Exercise brief. Print exactly the lines below between the line containing "Reproduce this diagram with TikZ." and the line containing "(0,0) rectangle (1290,720);", counting both of those lines. Leave pictures out.

>> Start

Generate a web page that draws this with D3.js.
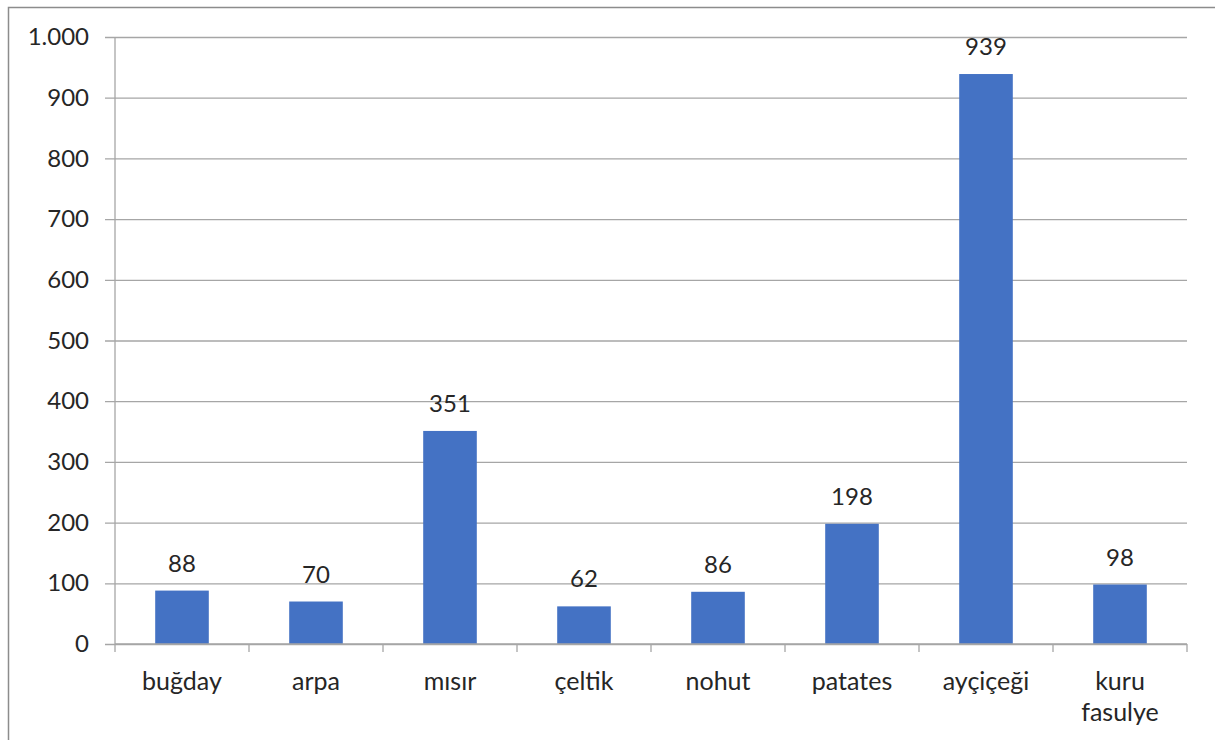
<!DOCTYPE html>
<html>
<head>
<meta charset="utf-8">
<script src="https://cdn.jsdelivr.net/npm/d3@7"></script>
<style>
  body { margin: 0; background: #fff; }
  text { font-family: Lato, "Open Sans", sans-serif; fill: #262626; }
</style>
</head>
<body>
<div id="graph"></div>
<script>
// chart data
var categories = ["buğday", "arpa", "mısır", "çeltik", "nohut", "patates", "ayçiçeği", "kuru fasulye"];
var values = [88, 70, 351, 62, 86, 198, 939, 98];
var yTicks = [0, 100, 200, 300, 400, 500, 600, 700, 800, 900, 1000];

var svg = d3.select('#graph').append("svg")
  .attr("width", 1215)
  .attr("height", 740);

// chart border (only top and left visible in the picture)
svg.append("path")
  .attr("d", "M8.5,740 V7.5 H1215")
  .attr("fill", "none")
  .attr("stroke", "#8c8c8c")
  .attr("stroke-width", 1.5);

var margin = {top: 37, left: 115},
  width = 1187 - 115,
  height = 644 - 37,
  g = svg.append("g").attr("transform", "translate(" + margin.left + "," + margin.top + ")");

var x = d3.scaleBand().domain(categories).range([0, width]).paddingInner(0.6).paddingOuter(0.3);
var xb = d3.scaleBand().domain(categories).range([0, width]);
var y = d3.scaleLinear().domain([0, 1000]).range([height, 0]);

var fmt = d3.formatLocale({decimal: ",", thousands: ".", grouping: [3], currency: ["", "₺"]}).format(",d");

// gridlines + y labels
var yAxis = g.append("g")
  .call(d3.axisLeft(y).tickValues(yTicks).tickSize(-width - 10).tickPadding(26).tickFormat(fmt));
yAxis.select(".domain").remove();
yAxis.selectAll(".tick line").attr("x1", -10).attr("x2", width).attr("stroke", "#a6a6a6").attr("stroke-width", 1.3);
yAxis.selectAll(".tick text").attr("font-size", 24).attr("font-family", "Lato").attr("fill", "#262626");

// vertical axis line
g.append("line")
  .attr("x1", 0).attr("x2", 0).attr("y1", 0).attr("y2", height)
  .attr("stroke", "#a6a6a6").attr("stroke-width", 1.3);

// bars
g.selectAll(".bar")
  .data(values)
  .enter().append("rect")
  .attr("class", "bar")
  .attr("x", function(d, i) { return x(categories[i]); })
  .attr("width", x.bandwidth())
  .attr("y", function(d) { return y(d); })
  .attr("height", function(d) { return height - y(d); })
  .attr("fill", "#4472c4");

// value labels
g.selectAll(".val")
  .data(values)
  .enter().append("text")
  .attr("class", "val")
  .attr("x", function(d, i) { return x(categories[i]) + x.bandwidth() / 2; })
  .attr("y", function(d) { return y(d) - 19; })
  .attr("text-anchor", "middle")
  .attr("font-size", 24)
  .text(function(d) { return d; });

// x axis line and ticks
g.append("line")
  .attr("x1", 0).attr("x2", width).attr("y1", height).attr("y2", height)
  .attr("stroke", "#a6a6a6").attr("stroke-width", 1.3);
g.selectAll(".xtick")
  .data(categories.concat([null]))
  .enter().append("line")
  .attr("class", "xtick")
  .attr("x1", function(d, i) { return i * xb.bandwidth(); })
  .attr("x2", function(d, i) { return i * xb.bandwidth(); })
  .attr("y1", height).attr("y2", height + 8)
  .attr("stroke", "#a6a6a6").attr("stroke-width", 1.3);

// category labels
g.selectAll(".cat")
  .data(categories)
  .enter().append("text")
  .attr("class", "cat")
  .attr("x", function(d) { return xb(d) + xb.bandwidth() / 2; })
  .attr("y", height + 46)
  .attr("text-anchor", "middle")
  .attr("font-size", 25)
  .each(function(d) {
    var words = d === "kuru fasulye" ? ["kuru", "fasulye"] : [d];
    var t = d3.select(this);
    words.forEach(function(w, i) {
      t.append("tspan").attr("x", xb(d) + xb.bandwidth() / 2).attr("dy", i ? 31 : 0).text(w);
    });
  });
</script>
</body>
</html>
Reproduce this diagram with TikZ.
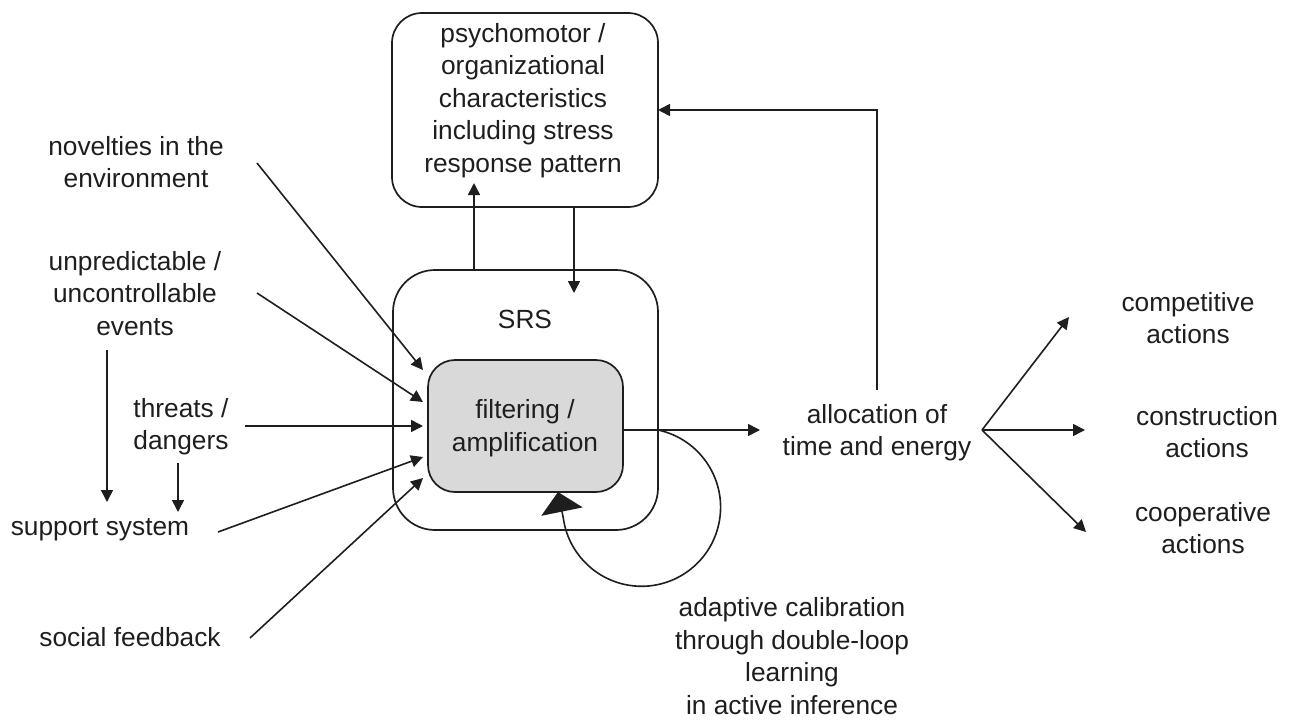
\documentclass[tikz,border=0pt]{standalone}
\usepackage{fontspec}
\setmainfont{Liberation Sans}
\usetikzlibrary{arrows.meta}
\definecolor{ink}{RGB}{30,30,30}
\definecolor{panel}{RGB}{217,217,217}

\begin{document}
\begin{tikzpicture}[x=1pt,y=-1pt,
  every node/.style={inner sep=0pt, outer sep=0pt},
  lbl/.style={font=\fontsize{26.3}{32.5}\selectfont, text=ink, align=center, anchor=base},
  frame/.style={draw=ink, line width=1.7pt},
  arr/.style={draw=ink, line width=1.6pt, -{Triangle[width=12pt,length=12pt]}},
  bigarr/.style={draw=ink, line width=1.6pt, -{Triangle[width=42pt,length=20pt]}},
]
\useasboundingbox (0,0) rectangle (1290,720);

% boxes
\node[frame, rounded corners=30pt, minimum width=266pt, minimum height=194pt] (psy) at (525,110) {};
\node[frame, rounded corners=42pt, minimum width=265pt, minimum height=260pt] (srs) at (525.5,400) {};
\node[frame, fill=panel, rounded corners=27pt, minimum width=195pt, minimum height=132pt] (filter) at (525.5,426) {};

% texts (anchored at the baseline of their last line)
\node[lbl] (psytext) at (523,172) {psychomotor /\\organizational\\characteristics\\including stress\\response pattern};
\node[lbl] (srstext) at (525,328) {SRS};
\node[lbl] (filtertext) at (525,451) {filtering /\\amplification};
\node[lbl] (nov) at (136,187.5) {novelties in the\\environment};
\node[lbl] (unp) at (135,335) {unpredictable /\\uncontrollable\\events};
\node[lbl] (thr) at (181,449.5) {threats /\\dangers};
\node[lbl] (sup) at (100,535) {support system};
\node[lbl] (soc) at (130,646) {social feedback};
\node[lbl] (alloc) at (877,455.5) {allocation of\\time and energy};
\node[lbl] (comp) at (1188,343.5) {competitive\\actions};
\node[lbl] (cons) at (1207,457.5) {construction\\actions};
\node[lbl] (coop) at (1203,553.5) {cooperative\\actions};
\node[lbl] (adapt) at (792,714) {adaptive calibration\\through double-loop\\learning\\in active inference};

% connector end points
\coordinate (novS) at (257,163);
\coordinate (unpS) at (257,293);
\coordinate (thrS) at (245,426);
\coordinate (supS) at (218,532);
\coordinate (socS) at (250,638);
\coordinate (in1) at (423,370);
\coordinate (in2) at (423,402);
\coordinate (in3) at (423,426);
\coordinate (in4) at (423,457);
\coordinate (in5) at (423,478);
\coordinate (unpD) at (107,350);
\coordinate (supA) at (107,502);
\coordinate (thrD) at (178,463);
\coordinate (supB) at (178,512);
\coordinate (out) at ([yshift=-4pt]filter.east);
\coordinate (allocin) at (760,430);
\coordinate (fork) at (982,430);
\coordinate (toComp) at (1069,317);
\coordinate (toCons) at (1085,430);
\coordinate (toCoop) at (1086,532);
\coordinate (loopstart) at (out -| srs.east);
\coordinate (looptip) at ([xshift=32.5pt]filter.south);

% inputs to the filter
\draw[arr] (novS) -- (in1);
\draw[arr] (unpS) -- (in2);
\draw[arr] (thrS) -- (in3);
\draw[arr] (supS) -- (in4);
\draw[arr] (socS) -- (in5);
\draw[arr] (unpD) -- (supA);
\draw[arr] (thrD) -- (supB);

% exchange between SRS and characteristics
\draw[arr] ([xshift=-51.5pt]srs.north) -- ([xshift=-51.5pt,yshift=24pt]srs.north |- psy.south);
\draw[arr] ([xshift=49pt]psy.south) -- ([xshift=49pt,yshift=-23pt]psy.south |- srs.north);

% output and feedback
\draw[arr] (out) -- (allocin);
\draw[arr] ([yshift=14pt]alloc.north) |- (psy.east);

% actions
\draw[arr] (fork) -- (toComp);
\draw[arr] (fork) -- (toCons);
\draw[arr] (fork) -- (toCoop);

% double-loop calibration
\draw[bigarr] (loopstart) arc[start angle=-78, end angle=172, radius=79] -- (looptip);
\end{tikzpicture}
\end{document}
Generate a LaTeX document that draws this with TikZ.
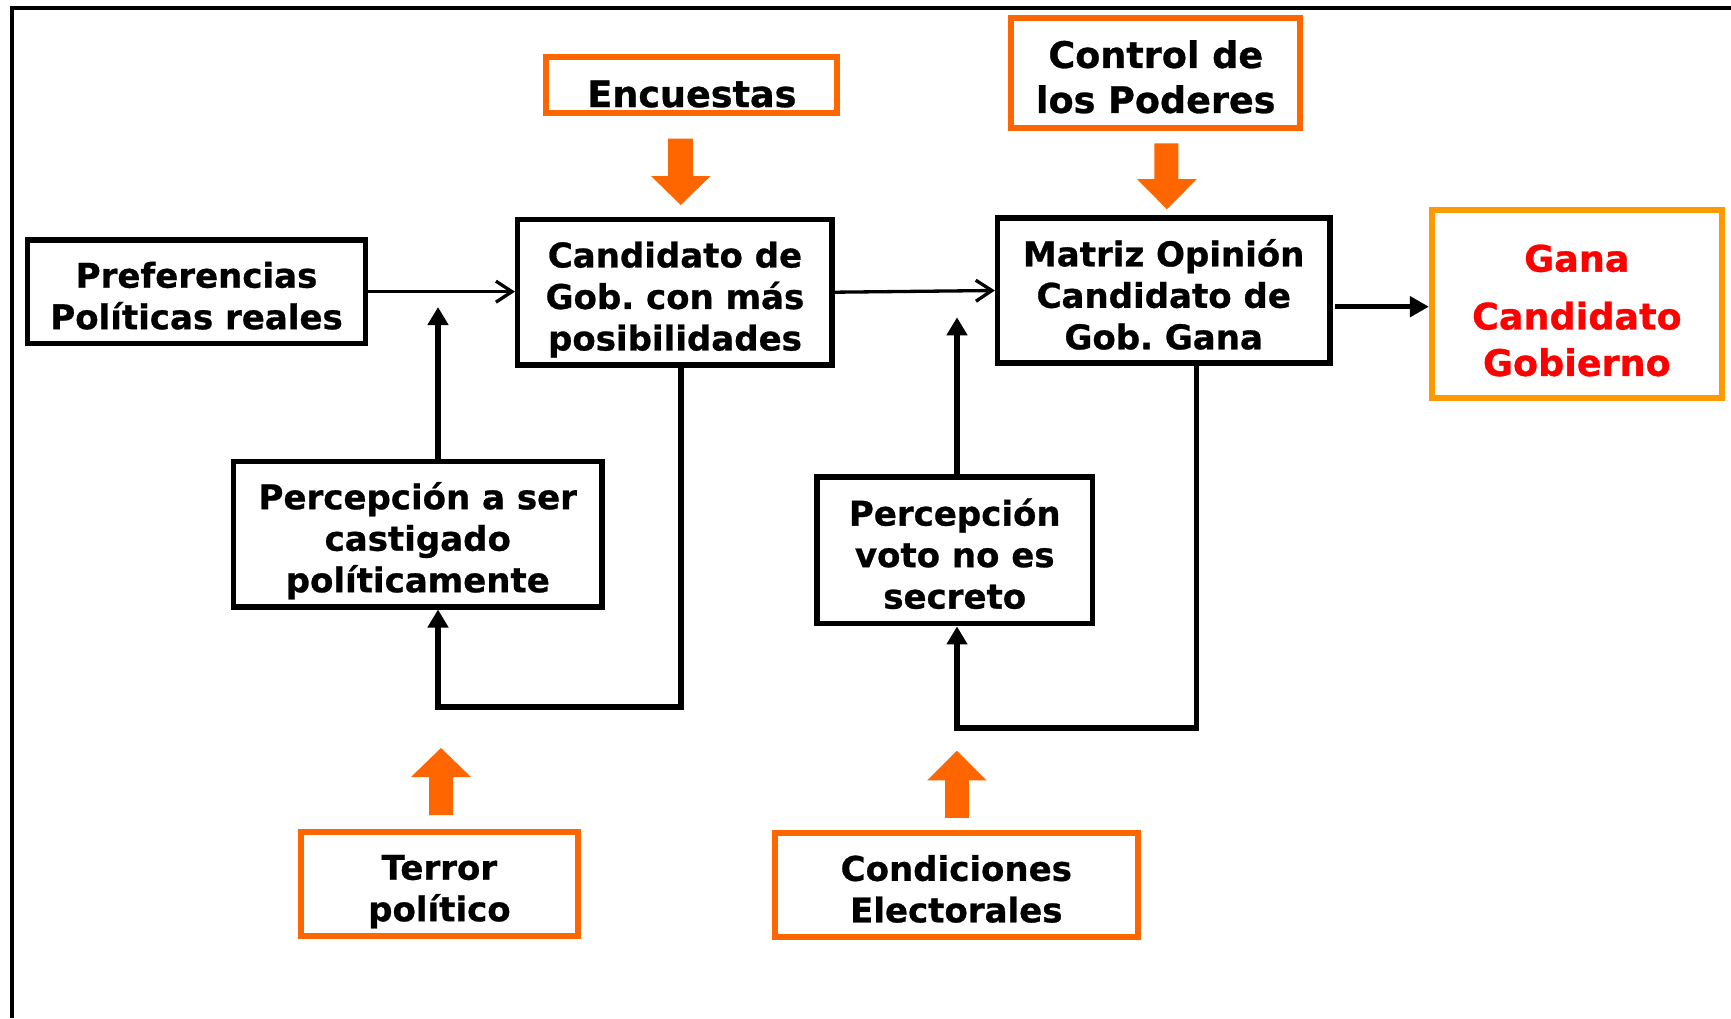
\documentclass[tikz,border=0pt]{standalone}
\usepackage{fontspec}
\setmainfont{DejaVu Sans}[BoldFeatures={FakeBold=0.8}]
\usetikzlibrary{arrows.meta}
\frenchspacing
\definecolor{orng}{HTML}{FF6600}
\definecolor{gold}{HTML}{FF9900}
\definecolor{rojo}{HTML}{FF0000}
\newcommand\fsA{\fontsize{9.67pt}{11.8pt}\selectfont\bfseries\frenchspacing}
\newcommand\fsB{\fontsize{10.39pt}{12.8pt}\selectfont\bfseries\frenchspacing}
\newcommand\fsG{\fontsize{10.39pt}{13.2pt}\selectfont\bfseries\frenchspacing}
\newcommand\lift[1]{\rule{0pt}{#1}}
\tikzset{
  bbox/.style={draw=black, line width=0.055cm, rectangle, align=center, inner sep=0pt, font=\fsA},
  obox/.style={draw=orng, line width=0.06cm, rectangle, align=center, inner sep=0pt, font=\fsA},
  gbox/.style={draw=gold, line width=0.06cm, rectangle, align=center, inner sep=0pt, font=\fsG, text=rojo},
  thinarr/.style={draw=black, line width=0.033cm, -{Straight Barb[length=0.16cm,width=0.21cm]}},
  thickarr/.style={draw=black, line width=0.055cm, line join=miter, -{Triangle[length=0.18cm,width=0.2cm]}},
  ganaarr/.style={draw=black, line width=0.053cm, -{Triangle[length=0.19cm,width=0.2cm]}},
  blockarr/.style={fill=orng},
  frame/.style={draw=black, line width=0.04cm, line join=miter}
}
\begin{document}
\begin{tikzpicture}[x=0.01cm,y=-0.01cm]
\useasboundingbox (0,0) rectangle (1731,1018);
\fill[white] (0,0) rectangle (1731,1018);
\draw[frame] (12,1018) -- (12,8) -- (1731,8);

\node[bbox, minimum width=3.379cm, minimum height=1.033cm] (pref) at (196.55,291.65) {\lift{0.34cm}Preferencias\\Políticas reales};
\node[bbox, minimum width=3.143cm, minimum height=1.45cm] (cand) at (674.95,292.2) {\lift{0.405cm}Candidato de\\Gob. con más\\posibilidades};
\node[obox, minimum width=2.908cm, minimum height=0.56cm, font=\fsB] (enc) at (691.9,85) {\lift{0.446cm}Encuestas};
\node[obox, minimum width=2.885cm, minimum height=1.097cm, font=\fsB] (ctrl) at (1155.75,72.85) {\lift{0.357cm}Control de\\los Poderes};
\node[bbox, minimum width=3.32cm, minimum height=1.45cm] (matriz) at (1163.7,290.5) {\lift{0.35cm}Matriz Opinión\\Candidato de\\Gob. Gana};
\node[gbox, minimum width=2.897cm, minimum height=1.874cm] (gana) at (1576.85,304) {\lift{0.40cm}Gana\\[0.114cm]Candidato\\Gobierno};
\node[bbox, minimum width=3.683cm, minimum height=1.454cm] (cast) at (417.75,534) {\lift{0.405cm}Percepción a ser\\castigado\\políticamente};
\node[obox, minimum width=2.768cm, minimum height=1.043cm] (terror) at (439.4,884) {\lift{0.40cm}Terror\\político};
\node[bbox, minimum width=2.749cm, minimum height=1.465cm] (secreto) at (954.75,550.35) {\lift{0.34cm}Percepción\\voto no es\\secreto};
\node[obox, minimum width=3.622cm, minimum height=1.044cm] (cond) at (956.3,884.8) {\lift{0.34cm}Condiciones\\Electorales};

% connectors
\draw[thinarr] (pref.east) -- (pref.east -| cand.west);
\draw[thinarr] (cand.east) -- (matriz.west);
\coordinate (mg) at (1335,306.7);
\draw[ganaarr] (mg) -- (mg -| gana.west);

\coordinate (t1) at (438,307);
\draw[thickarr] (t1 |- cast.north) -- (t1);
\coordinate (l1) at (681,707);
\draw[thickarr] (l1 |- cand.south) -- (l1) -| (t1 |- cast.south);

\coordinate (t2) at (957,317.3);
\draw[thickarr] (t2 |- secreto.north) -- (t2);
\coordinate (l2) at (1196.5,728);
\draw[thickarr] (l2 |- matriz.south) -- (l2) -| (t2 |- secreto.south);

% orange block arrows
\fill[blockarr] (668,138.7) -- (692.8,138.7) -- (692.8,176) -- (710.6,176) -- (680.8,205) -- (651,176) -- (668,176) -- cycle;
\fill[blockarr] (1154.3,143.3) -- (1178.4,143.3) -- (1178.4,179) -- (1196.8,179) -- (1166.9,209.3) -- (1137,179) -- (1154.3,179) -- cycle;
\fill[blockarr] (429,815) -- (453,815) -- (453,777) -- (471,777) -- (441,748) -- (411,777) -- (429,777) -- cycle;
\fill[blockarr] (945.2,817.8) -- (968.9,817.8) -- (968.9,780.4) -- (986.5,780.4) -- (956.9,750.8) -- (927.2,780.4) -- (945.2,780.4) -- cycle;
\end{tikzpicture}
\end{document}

>> End

The output.
Reproduce this diagram with TikZ.
\documentclass[tikz,border=0pt]{standalone}
\usepackage{fontspec}
\setmainfont{Liberation Sans}
\usetikzlibrary{arrows.meta}
\definecolor{ink}{RGB}{30,30,30}
\definecolor{panel}{RGB}{217,217,217}

\begin{document}
\begin{tikzpicture}[x=1pt,y=-1pt,
  every node/.style={inner sep=0pt, outer sep=0pt},
  lbl/.style={font=\fontsize{26.3}{32.5}\selectfont, text=ink, align=center, anchor=base},
  frame/.style={draw=ink, line width=1.7pt},
  arr/.style={draw=ink, line width=1.6pt, -{Triangle[width=12pt,length=12pt]}},
  bigarr/.style={draw=ink, line width=1.6pt, -{Triangle[width=42pt,length=20pt]}},
]
\useasboundingbox (0,0) rectangle (1290,720);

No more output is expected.